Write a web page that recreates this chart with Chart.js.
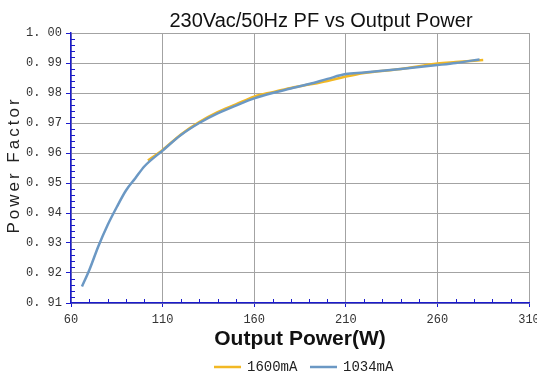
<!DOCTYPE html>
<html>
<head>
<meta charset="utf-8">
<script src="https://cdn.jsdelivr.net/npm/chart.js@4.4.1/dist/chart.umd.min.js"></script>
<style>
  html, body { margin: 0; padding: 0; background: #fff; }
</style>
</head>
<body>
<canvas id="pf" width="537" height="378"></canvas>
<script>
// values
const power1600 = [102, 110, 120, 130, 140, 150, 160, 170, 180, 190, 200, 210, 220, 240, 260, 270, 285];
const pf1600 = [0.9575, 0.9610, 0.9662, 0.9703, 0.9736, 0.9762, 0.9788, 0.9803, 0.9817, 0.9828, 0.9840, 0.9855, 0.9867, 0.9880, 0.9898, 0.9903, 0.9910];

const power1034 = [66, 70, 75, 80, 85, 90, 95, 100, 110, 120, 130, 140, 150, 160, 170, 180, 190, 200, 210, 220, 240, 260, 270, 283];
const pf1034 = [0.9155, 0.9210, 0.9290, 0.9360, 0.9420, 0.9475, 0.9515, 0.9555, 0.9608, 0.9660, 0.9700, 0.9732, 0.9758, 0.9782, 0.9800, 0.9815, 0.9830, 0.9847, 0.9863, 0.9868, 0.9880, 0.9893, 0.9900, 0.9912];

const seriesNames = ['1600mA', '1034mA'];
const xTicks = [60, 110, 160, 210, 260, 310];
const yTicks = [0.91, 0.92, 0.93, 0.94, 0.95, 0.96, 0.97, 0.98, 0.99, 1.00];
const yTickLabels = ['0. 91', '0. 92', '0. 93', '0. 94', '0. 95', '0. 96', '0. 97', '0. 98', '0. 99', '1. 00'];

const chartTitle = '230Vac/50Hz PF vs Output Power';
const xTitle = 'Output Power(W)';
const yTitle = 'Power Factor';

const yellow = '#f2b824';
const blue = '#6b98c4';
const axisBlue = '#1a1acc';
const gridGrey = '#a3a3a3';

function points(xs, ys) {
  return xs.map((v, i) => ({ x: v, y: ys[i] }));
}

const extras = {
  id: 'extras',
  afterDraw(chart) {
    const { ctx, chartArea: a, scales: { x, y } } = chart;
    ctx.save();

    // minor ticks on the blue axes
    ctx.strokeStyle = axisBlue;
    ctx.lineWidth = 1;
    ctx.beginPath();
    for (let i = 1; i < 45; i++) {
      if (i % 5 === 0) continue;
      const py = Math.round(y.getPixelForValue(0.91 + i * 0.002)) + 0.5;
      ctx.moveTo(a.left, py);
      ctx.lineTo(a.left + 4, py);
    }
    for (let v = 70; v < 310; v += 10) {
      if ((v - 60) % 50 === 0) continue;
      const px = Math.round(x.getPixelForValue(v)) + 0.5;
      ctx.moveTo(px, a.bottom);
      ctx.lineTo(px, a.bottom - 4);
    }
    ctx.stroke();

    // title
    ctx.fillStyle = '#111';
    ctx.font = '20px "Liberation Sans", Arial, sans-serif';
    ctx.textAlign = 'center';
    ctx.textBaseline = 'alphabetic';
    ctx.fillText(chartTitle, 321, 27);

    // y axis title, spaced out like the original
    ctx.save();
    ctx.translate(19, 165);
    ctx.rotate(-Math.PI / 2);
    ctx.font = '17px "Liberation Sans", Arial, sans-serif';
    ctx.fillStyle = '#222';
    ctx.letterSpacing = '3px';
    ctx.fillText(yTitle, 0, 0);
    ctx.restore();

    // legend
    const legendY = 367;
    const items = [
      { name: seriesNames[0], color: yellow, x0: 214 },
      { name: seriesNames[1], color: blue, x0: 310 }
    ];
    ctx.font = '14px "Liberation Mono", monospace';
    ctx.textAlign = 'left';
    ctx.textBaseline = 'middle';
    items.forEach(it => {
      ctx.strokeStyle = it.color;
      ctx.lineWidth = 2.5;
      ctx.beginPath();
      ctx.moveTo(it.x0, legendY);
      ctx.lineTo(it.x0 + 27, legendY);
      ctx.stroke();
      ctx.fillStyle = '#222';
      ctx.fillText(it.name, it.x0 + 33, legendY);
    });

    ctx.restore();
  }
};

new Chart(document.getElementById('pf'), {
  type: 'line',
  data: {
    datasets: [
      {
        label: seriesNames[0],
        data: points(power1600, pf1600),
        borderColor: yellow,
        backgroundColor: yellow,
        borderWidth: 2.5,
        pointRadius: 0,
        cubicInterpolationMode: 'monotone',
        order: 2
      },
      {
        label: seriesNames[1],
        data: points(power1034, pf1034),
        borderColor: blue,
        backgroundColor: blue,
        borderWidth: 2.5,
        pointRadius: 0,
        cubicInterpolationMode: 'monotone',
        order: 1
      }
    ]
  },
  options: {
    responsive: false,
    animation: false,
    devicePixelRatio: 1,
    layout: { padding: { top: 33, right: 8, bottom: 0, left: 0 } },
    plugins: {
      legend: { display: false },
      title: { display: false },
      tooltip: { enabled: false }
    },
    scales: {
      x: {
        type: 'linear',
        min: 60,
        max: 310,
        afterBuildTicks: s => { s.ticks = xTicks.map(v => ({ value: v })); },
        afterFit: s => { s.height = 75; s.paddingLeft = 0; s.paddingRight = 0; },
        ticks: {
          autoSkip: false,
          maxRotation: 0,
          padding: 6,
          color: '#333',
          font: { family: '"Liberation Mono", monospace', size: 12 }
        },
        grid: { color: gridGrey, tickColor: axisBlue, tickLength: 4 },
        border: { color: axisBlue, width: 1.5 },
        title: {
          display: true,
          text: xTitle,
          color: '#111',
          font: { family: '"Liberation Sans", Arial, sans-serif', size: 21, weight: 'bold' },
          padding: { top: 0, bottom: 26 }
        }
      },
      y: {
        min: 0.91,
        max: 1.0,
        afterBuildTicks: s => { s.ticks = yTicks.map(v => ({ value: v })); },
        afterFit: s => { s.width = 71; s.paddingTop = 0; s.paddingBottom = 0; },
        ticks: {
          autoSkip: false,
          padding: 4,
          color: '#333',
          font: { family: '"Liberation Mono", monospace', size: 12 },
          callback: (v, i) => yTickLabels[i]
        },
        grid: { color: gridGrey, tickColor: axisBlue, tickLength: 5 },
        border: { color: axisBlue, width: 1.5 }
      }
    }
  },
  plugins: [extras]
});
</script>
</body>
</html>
+++
## Exercise description:
Quote all the lines above exactly as given. Do not include the pictures.

## The response:
Write a web page that recreates this chart with Chart.js.
<!DOCTYPE html>
<html>
<head>
<meta charset="utf-8">
<script src="https://cdn.jsdelivr.net/npm/chart.js@4.4.1/dist/chart.umd.min.js"></script>
<style>
  html, body { margin: 0; padding: 0; background: #fff; }
</style>
</head>
<body>
<canvas id="pf" width="537" height="378"></canvas>
<script>
// values
const power1600 = [102, 110, 120, 130, 140, 150, 160, 170, 180, 190, 200, 210, 220, 240, 260, 270, 285];
const pf1600 = [0.9575, 0.9610, 0.9662, 0.9703, 0.9736, 0.9762, 0.9788, 0.9803, 0.9817, 0.9828, 0.9840, 0.9855, 0.9867, 0.9880, 0.9898, 0.9903, 0.9910];

const power1034 = [66, 70, 75, 80, 85, 90, 95, 100, 110, 120, 130, 140, 150, 160, 170, 180, 190, 200, 210, 220, 240, 260, 270, 283];
const pf1034 = [0.9155, 0.9210, 0.9290, 0.9360, 0.9420, 0.9475, 0.9515, 0.9555, 0.9608, 0.9660, 0.9700, 0.9732, 0.9758, 0.9782, 0.9800, 0.9815, 0.9830, 0.9847, 0.9863, 0.9868, 0.9880, 0.9893, 0.9900, 0.9912];

const seriesNames = ['1600mA', '1034mA'];
const xTicks = [60, 110, 160, 210, 260, 310];
const yTicks = [0.91, 0.92, 0.93, 0.94, 0.95, 0.96, 0.97, 0.98, 0.99, 1.00];
const yTickLabels = ['0. 91', '0. 92', '0. 93', '0. 94', '0. 95', '0. 96', '0. 97', '0. 98', '0. 99', '1. 00'];

const chartTitle = '230Vac/50Hz PF vs Output Power';
const xTitle = 'Output Power(W)';
const yTitle = 'Power Factor';

const yellow = '#f2b824';
const blue = '#6b98c4';
const axisBlue = '#1a1acc';
const gridGrey = '#a3a3a3';

function points(xs, ys) {
  return xs.map((v, i) => ({ x: v, y: ys[i] }));
}

const extras = {
  id: 'extras',
  afterDraw(chart) {
    const { ctx, chartArea: a, scales: { x, y } } = chart;
    ctx.save();

    // minor ticks on the blue axes
    ctx.strokeStyle = axisBlue;
    ctx.lineWidth = 1;
    ctx.beginPath();
    for (let i = 1; i < 45; i++) {
      if (i % 5 === 0) continue;
      const py = Math.round(y.getPixelForValue(0.91 + i * 0.002)) + 0.5;
      ctx.moveTo(a.left, py);
      ctx.lineTo(a.left + 4, py);
    }
    for (let v = 70; v < 310; v += 10) {
      if ((v - 60) % 50 === 0) continue;
      const px = Math.round(x.getPixelForValue(v)) + 0.5;
      ctx.moveTo(px, a.bottom);
      ctx.lineTo(px, a.bottom - 4);
    }
    ctx.stroke();

    // title
    ctx.fillStyle = '#111';
    ctx.font = '20px "Liberation Sans", Arial, sans-serif';
    ctx.textAlign = 'center';
    ctx.textBaseline = 'alphabetic';
    ctx.fillText(chartTitle, 321, 27);

    // y axis title, spaced out like the original
    ctx.save();
    ctx.translate(19, 165);
    ctx.rotate(-Math.PI / 2);
    ctx.font = '17px "Liberation Sans", Arial, sans-serif';
    ctx.fillStyle = '#222';
    ctx.letterSpacing = '3px';
    ctx.fillText(yTitle, 0, 0);
    ctx.restore();

    // legend
    const legendY = 367;
    const items = [
      { name: seriesNames[0], color: yellow, x0: 214 },
      { name: seriesNames[1], color: blue, x0: 310 }
    ];
    ctx.font = '14px "Liberation Mono", monospace';
    ctx.textAlign = 'left';
    ctx.textBaseline = 'middle';
    items.forEach(it => {
      ctx.strokeStyle = it.color;
      ctx.lineWidth = 2.5;
      ctx.beginPath();
      ctx.moveTo(it.x0, legendY);
      ctx.lineTo(it.x0 + 27, legendY);
      ctx.stroke();
      ctx.fillStyle = '#222';
      ctx.fillText(it.name, it.x0 + 33, legendY);
    });

    ctx.restore();
  }
};

new Chart(document.getElementById('pf'), {
  type: 'line',
  data: {
    datasets: [
      {
        label: seriesNames[0],
        data: points(power1600, pf1600),
        borderColor: yellow,
        backgroundColor: yellow,
        borderWidth: 2.5,
        pointRadius: 0,
        cubicInterpolationMode: 'monotone',
        order: 2
      },
      {
        label: seriesNames[1],
        data: points(power1034, pf1034),
        borderColor: blue,
        backgroundColor: blue,
        borderWidth: 2.5,
        pointRadius: 0,
        cubicInterpolationMode: 'monotone',
        order: 1
      }
    ]
  },
  options: {
    responsive: false,
    animation: false,
    devicePixelRatio: 1,
    layout: { padding: { top: 33, right: 8, bottom: 0, left: 0 } },
    plugins: {
      legend: { display: false },
      title: { display: false },
      tooltip: { enabled: false }
    },
    scales: {
      x: {
        type: 'linear',
        min: 60,
        max: 310,
        afterBuildTicks: s => { s.ticks = xTicks.map(v => ({ value: v })); },
        afterFit: s => { s.height = 75; s.paddingLeft = 0; s.paddingRight = 0; },
        ticks: {
          autoSkip: false,
          maxRotation: 0,
          padding: 6,
          color: '#333',
          font: { family: '"Liberation Mono", monospace', size: 12 }
        },
        grid: { color: gridGrey, tickColor: axisBlue, tickLength: 4 },
        border: { color: axisBlue, width: 1.5 },
        title: {
          display: true,
          text: xTitle,
          color: '#111',
          font: { family: '"Liberation Sans", Arial, sans-serif', size: 21, weight: 'bold' },
          padding: { top: 0, bottom: 26 }
        }
      },
      y: {
        min: 0.91,
        max: 1.0,
        afterBuildTicks: s => { s.ticks = yTicks.map(v => ({ value: v })); },
        afterFit: s => { s.width = 71; s.paddingTop = 0; s.paddingBottom = 0; },
        ticks: {
          autoSkip: false,
          padding: 4,
          color: '#333',
          font: { family: '"Liberation Mono", monospace', size: 12 },
          callback: (v, i) => yTickLabels[i]
        },
        grid: { color: gridGrey, tickColor: axisBlue, tickLength: 5 },
        border: { color: axisBlue, width: 1.5 }
      }
    }
  },
  plugins: [extras]
});
</script>
</body>
</html>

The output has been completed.